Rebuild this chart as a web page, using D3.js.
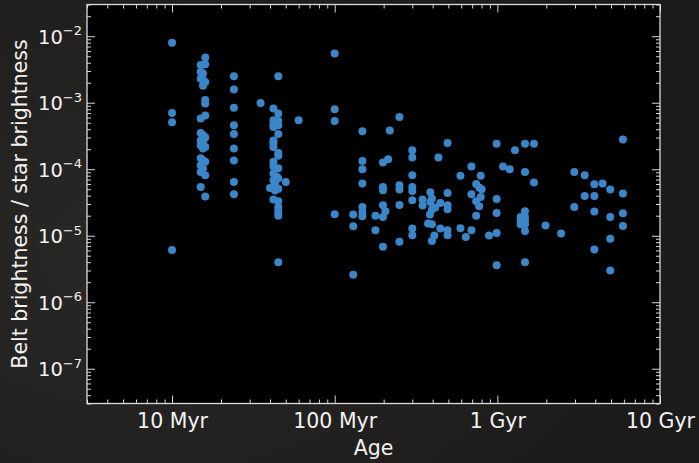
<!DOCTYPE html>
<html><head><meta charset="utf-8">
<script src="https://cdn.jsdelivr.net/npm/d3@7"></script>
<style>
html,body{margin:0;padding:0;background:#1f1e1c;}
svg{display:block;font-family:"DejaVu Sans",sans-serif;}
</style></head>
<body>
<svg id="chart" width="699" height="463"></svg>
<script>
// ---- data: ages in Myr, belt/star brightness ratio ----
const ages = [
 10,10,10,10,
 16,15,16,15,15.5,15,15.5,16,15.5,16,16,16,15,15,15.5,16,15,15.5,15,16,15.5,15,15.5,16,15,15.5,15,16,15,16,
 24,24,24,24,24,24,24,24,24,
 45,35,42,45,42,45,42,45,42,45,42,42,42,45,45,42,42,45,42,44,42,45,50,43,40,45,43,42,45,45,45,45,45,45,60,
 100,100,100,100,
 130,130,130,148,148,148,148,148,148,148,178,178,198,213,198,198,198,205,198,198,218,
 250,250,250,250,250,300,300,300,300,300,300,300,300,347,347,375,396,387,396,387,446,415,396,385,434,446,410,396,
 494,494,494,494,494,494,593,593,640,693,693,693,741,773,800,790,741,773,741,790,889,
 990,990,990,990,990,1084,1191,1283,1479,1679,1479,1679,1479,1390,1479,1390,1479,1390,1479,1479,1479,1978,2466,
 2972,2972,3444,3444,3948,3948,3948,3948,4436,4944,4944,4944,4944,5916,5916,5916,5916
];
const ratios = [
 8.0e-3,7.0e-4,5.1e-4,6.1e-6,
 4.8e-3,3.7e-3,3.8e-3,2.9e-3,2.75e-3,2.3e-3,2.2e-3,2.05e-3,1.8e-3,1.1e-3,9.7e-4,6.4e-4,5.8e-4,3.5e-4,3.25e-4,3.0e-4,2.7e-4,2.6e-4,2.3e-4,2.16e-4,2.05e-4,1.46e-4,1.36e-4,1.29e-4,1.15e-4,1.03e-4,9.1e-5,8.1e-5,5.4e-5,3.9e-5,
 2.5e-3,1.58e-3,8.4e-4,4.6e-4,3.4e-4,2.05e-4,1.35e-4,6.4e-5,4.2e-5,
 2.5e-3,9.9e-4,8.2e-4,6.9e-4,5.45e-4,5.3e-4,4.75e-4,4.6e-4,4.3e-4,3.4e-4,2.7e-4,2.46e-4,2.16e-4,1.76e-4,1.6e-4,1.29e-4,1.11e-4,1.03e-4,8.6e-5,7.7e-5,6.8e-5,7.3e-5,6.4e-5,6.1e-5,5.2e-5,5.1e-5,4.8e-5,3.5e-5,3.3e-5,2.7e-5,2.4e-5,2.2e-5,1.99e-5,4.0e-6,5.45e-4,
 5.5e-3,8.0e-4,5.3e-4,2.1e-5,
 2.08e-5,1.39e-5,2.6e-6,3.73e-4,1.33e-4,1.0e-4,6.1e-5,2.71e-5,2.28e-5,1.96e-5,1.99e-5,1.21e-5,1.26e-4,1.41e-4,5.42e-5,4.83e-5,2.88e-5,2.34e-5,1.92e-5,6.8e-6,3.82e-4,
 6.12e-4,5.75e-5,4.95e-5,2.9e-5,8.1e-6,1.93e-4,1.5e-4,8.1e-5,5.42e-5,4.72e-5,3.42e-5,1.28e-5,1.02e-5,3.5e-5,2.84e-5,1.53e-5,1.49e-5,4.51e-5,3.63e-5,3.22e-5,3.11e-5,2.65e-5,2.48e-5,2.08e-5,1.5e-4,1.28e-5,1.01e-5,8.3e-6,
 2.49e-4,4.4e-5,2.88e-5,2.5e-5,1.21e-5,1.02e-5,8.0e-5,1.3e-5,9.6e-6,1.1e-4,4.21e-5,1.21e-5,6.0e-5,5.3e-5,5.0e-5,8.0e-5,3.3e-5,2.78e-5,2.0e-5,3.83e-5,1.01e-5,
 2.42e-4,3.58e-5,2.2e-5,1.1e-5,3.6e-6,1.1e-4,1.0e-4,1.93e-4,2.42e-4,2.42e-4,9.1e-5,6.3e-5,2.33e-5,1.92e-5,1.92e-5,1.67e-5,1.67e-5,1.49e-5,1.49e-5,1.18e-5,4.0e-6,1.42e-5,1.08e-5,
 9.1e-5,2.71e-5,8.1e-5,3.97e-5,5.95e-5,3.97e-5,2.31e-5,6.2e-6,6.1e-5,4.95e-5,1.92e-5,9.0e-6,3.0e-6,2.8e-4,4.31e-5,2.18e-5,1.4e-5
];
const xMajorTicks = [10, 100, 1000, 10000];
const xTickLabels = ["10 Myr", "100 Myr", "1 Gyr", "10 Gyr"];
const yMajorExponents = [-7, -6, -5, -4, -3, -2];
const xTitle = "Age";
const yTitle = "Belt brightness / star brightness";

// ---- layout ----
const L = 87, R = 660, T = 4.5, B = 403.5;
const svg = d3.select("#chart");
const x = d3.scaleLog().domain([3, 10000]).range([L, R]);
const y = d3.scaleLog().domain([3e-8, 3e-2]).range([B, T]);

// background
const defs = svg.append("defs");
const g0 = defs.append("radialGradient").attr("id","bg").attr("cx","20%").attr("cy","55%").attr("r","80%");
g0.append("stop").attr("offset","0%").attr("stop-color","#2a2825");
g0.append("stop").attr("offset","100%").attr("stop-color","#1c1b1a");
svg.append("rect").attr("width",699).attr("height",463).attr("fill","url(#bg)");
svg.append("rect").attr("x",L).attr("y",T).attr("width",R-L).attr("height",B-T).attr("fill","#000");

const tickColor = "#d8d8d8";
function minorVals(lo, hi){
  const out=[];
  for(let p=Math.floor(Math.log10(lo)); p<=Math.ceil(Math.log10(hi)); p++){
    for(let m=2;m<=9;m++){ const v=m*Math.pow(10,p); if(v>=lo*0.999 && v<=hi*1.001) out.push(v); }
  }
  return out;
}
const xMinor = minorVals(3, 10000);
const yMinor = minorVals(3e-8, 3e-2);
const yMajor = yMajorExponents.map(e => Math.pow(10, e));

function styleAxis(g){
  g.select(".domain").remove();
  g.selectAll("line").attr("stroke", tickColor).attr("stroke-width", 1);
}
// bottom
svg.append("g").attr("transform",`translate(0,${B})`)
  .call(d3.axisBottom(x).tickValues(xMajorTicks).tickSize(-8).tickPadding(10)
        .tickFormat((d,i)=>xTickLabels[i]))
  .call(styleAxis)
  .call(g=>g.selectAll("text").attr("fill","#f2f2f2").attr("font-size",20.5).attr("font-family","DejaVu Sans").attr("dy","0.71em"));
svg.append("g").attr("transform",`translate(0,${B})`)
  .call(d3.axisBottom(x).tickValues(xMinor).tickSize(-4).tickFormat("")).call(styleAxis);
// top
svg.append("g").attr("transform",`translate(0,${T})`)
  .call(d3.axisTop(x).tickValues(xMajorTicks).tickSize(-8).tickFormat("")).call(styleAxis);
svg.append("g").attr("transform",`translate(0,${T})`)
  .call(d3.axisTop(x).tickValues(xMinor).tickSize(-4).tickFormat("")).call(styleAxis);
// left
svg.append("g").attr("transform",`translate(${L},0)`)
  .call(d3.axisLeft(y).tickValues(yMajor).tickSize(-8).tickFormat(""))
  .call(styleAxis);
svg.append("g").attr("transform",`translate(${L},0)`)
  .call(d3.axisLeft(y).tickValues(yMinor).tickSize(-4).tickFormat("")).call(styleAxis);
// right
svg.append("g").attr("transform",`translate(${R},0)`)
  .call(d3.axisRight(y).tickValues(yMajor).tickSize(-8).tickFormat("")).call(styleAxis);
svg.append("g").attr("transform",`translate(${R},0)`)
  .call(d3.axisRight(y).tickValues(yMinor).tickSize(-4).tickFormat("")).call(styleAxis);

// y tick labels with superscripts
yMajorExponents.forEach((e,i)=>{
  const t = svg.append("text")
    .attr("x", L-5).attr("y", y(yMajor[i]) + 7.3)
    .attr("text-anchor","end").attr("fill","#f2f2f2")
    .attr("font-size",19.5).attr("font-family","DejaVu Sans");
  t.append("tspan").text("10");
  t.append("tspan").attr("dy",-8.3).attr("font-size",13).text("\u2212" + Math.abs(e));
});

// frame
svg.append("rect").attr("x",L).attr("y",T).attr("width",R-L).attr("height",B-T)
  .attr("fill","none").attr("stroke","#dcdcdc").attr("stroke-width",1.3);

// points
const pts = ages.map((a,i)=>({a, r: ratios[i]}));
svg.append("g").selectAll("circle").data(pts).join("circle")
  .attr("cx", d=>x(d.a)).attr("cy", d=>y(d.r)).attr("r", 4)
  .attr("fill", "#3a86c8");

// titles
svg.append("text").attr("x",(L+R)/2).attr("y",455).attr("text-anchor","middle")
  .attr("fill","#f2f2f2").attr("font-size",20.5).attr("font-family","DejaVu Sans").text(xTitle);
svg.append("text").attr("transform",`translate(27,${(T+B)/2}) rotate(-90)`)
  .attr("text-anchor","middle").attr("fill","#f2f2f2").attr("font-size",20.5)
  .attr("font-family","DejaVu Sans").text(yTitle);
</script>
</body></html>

-- -- --

Give the count of lines in the listing above that include "chart", with no other words.

3